* [Task prompt] Without including any pictures, write out the listing below exactly.

* [Supplied material]

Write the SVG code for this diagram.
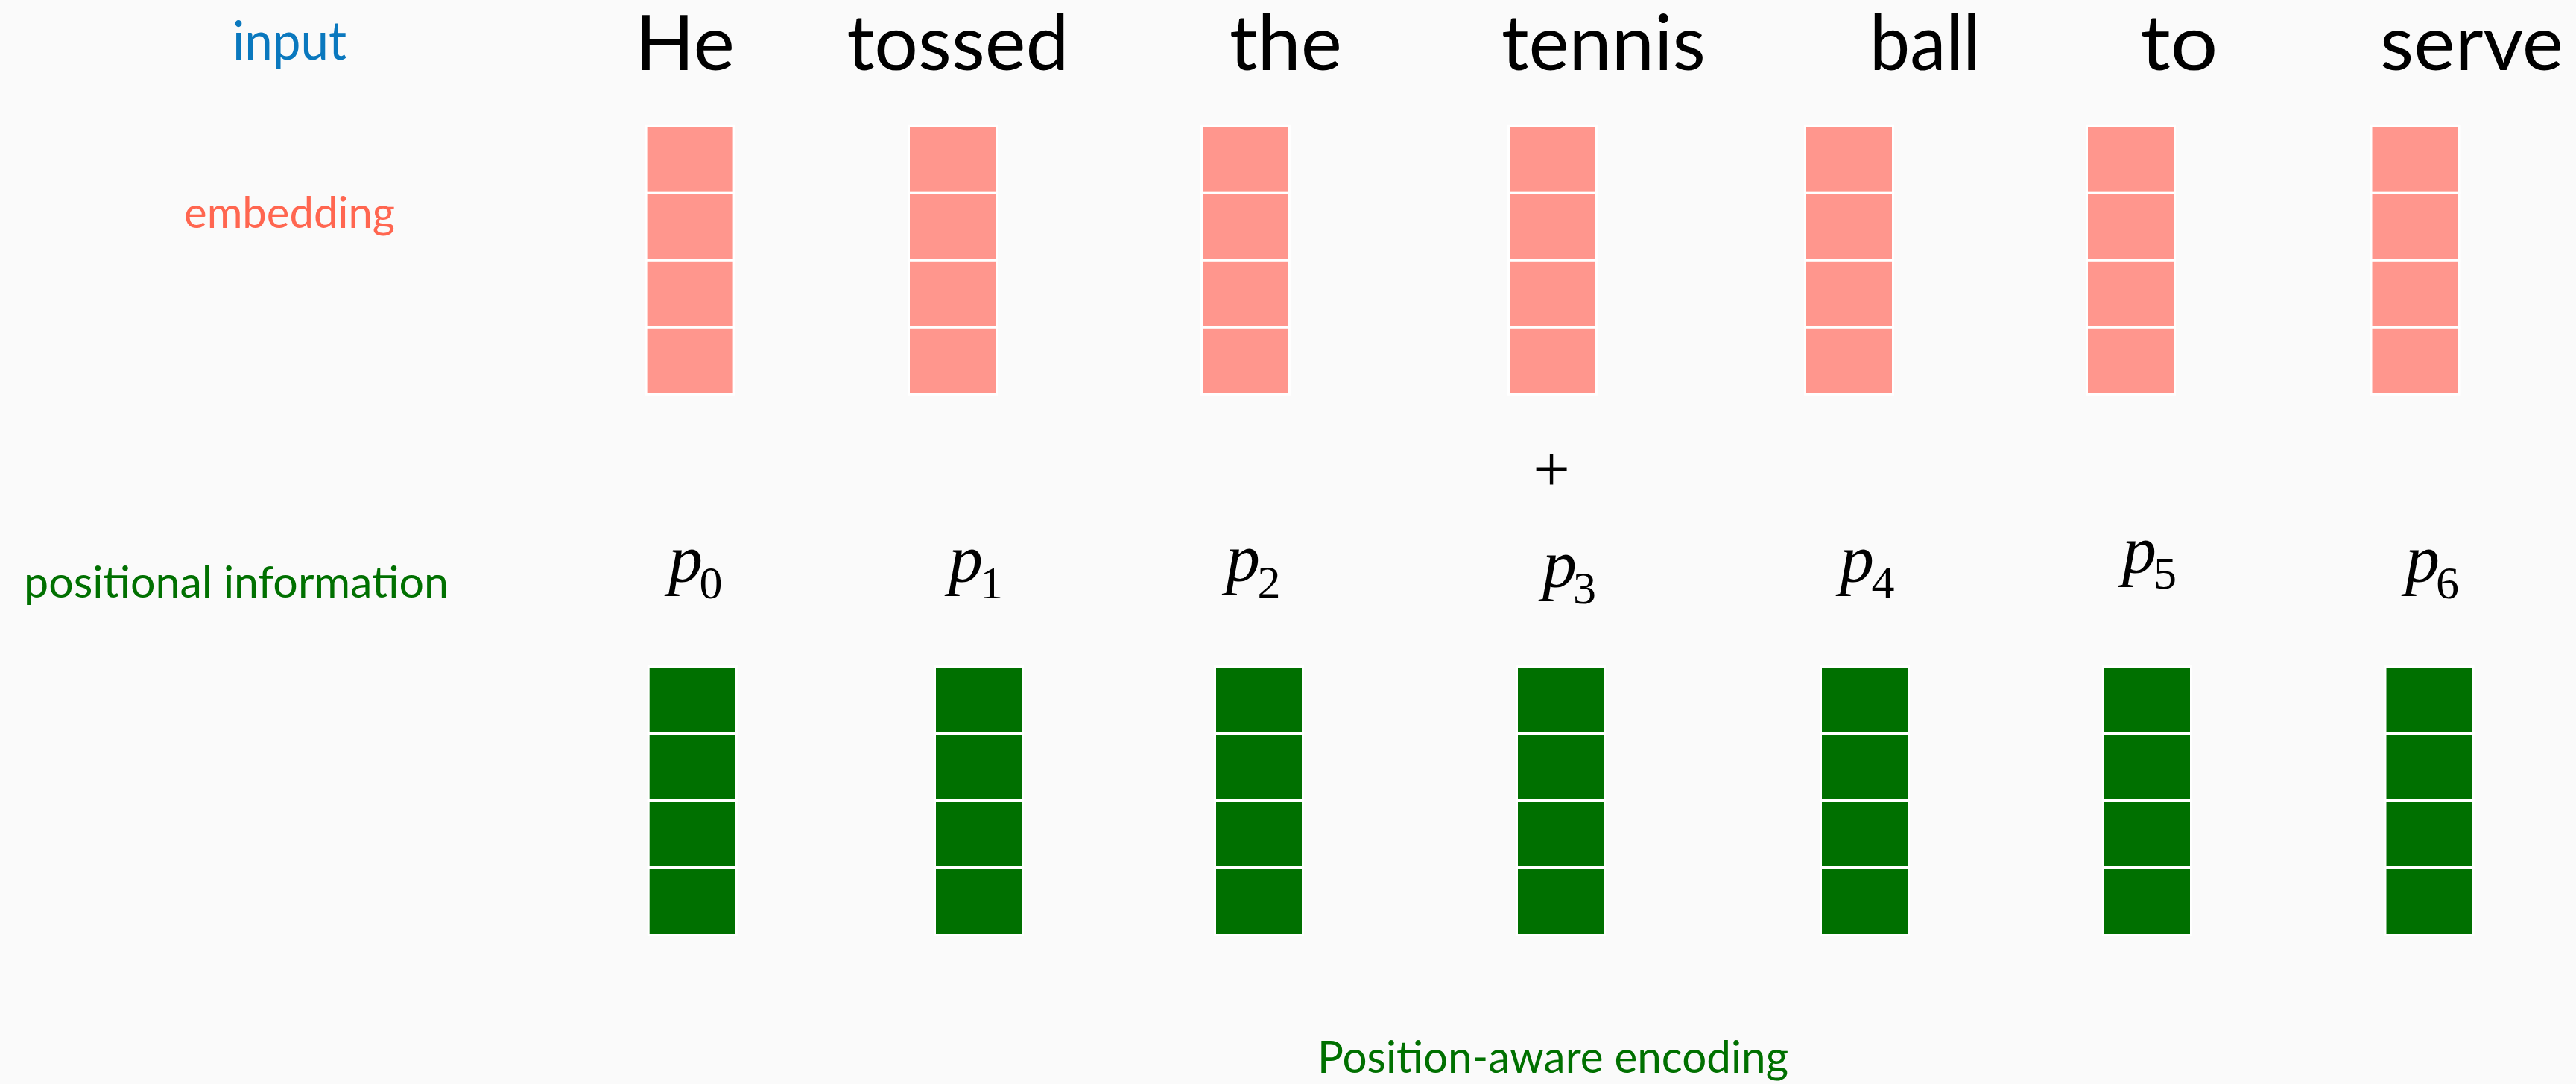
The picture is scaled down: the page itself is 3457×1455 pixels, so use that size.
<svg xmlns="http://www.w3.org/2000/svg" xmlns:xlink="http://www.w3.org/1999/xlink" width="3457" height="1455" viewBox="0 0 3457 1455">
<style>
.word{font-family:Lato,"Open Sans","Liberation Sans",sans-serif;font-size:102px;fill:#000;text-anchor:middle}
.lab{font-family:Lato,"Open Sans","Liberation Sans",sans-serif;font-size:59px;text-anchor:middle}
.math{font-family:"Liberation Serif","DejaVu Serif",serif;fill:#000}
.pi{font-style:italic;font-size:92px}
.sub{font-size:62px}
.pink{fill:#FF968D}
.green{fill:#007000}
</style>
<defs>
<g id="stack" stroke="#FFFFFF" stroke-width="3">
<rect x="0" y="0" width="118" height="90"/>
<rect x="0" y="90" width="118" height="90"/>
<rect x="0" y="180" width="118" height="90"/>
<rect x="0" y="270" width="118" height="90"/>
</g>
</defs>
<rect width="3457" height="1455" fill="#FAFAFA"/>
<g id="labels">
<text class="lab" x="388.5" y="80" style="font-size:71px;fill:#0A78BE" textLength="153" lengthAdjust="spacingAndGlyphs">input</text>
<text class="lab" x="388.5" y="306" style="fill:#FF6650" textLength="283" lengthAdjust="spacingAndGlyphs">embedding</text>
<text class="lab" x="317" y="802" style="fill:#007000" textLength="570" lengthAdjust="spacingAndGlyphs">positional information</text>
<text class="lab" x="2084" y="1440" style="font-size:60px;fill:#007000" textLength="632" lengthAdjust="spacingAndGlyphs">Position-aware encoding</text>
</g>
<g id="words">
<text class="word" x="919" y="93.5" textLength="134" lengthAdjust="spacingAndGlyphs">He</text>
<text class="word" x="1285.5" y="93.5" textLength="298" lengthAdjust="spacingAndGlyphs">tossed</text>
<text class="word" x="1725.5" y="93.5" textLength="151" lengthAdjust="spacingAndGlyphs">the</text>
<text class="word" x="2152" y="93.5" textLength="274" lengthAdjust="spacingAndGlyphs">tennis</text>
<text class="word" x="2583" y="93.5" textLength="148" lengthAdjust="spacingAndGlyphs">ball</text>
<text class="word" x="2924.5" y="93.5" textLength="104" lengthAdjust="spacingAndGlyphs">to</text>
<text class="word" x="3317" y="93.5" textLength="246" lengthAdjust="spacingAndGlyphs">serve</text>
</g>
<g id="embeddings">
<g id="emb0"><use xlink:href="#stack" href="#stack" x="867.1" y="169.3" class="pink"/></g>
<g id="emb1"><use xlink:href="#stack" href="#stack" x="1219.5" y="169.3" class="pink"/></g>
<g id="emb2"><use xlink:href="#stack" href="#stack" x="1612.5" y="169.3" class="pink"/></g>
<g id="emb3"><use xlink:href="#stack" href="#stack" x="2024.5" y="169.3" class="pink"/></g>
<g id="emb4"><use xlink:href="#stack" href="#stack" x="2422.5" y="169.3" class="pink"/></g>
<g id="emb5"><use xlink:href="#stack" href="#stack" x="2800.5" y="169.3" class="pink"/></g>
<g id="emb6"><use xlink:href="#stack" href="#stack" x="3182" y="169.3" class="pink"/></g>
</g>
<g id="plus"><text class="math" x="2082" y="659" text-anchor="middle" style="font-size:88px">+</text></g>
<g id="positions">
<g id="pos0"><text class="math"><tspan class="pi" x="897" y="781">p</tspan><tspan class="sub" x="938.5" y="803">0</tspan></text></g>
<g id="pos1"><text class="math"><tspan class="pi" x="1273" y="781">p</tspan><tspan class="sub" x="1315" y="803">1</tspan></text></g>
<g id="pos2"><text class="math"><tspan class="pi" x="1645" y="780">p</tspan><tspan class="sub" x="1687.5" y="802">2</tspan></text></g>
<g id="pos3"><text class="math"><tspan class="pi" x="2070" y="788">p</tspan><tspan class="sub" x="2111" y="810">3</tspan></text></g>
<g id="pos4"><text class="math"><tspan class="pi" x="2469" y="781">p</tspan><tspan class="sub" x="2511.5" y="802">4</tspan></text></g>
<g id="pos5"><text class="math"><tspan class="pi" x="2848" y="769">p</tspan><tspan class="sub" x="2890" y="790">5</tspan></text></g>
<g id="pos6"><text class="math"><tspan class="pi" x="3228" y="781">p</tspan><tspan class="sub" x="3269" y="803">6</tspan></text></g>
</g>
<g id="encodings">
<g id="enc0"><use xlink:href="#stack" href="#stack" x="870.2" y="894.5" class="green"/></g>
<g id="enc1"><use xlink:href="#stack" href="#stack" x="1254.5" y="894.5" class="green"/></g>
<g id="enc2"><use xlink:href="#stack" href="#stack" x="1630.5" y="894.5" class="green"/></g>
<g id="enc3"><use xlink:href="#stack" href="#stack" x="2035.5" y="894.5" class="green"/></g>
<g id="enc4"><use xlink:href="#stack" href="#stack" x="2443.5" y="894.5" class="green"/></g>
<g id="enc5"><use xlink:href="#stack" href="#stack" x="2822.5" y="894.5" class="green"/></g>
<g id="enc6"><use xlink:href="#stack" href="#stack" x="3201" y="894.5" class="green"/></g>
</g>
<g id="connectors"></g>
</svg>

* [Result of the task]
Write the SVG code for this diagram.
The picture is scaled down: the page itself is 3457×1455 pixels, so use that size.
<svg xmlns="http://www.w3.org/2000/svg" xmlns:xlink="http://www.w3.org/1999/xlink" width="3457" height="1455" viewBox="0 0 3457 1455">
<style>
.word{font-family:Lato,"Open Sans","Liberation Sans",sans-serif;font-size:102px;fill:#000;text-anchor:middle}
.lab{font-family:Lato,"Open Sans","Liberation Sans",sans-serif;font-size:59px;text-anchor:middle}
.math{font-family:"Liberation Serif","DejaVu Serif",serif;fill:#000}
.pi{font-style:italic;font-size:92px}
.sub{font-size:62px}
.pink{fill:#FF968D}
.green{fill:#007000}
</style>
<defs>
<g id="stack" stroke="#FFFFFF" stroke-width="3">
<rect x="0" y="0" width="118" height="90"/>
<rect x="0" y="90" width="118" height="90"/>
<rect x="0" y="180" width="118" height="90"/>
<rect x="0" y="270" width="118" height="90"/>
</g>
</defs>
<rect width="3457" height="1455" fill="#FAFAFA"/>
<g id="labels">
<text class="lab" x="388.5" y="80" style="font-size:71px;fill:#0A78BE" textLength="153" lengthAdjust="spacingAndGlyphs">input</text>
<text class="lab" x="388.5" y="306" style="fill:#FF6650" textLength="283" lengthAdjust="spacingAndGlyphs">embedding</text>
<text class="lab" x="317" y="802" style="fill:#007000" textLength="570" lengthAdjust="spacingAndGlyphs">positional information</text>
<text class="lab" x="2084" y="1440" style="font-size:60px;fill:#007000" textLength="632" lengthAdjust="spacingAndGlyphs">Position-aware encoding</text>
</g>
<g id="words">
<text class="word" x="919" y="93.5" textLength="134" lengthAdjust="spacingAndGlyphs">He</text>
<text class="word" x="1285.5" y="93.5" textLength="298" lengthAdjust="spacingAndGlyphs">tossed</text>
<text class="word" x="1725.5" y="93.5" textLength="151" lengthAdjust="spacingAndGlyphs">the</text>
<text class="word" x="2152" y="93.5" textLength="274" lengthAdjust="spacingAndGlyphs">tennis</text>
<text class="word" x="2583" y="93.5" textLength="148" lengthAdjust="spacingAndGlyphs">ball</text>
<text class="word" x="2924.5" y="93.5" textLength="104" lengthAdjust="spacingAndGlyphs">to</text>
<text class="word" x="3317" y="93.5" textLength="246" lengthAdjust="spacingAndGlyphs">serve</text>
</g>
<g id="embeddings">
<g id="emb0"><use xlink:href="#stack" href="#stack" x="867.1" y="169.3" class="pink"/></g>
<g id="emb1"><use xlink:href="#stack" href="#stack" x="1219.5" y="169.3" class="pink"/></g>
<g id="emb2"><use xlink:href="#stack" href="#stack" x="1612.5" y="169.3" class="pink"/></g>
<g id="emb3"><use xlink:href="#stack" href="#stack" x="2024.5" y="169.3" class="pink"/></g>
<g id="emb4"><use xlink:href="#stack" href="#stack" x="2422.5" y="169.3" class="pink"/></g>
<g id="emb5"><use xlink:href="#stack" href="#stack" x="2800.5" y="169.3" class="pink"/></g>
<g id="emb6"><use xlink:href="#stack" href="#stack" x="3182" y="169.3" class="pink"/></g>
</g>
<g id="plus"><text class="math" x="2082" y="659" text-anchor="middle" style="font-size:88px">+</text></g>
<g id="positions">
<g id="pos0"><text class="math"><tspan class="pi" x="897" y="781">p</tspan><tspan class="sub" x="938.5" y="803">0</tspan></text></g>
<g id="pos1"><text class="math"><tspan class="pi" x="1273" y="781">p</tspan><tspan class="sub" x="1315" y="803">1</tspan></text></g>
<g id="pos2"><text class="math"><tspan class="pi" x="1645" y="780">p</tspan><tspan class="sub" x="1687.5" y="802">2</tspan></text></g>
<g id="pos3"><text class="math"><tspan class="pi" x="2070" y="788">p</tspan><tspan class="sub" x="2111" y="810">3</tspan></text></g>
<g id="pos4"><text class="math"><tspan class="pi" x="2469" y="781">p</tspan><tspan class="sub" x="2511.5" y="802">4</tspan></text></g>
<g id="pos5"><text class="math"><tspan class="pi" x="2848" y="769">p</tspan><tspan class="sub" x="2890" y="790">5</tspan></text></g>
<g id="pos6"><text class="math"><tspan class="pi" x="3228" y="781">p</tspan><tspan class="sub" x="3269" y="803">6</tspan></text></g>
</g>
<g id="encodings">
<g id="enc0"><use xlink:href="#stack" href="#stack" x="870.2" y="894.5" class="green"/></g>
<g id="enc1"><use xlink:href="#stack" href="#stack" x="1254.5" y="894.5" class="green"/></g>
<g id="enc2"><use xlink:href="#stack" href="#stack" x="1630.5" y="894.5" class="green"/></g>
<g id="enc3"><use xlink:href="#stack" href="#stack" x="2035.5" y="894.5" class="green"/></g>
<g id="enc4"><use xlink:href="#stack" href="#stack" x="2443.5" y="894.5" class="green"/></g>
<g id="enc5"><use xlink:href="#stack" href="#stack" x="2822.5" y="894.5" class="green"/></g>
<g id="enc6"><use xlink:href="#stack" href="#stack" x="3201" y="894.5" class="green"/></g>
</g>
<g id="connectors"></g>
</svg>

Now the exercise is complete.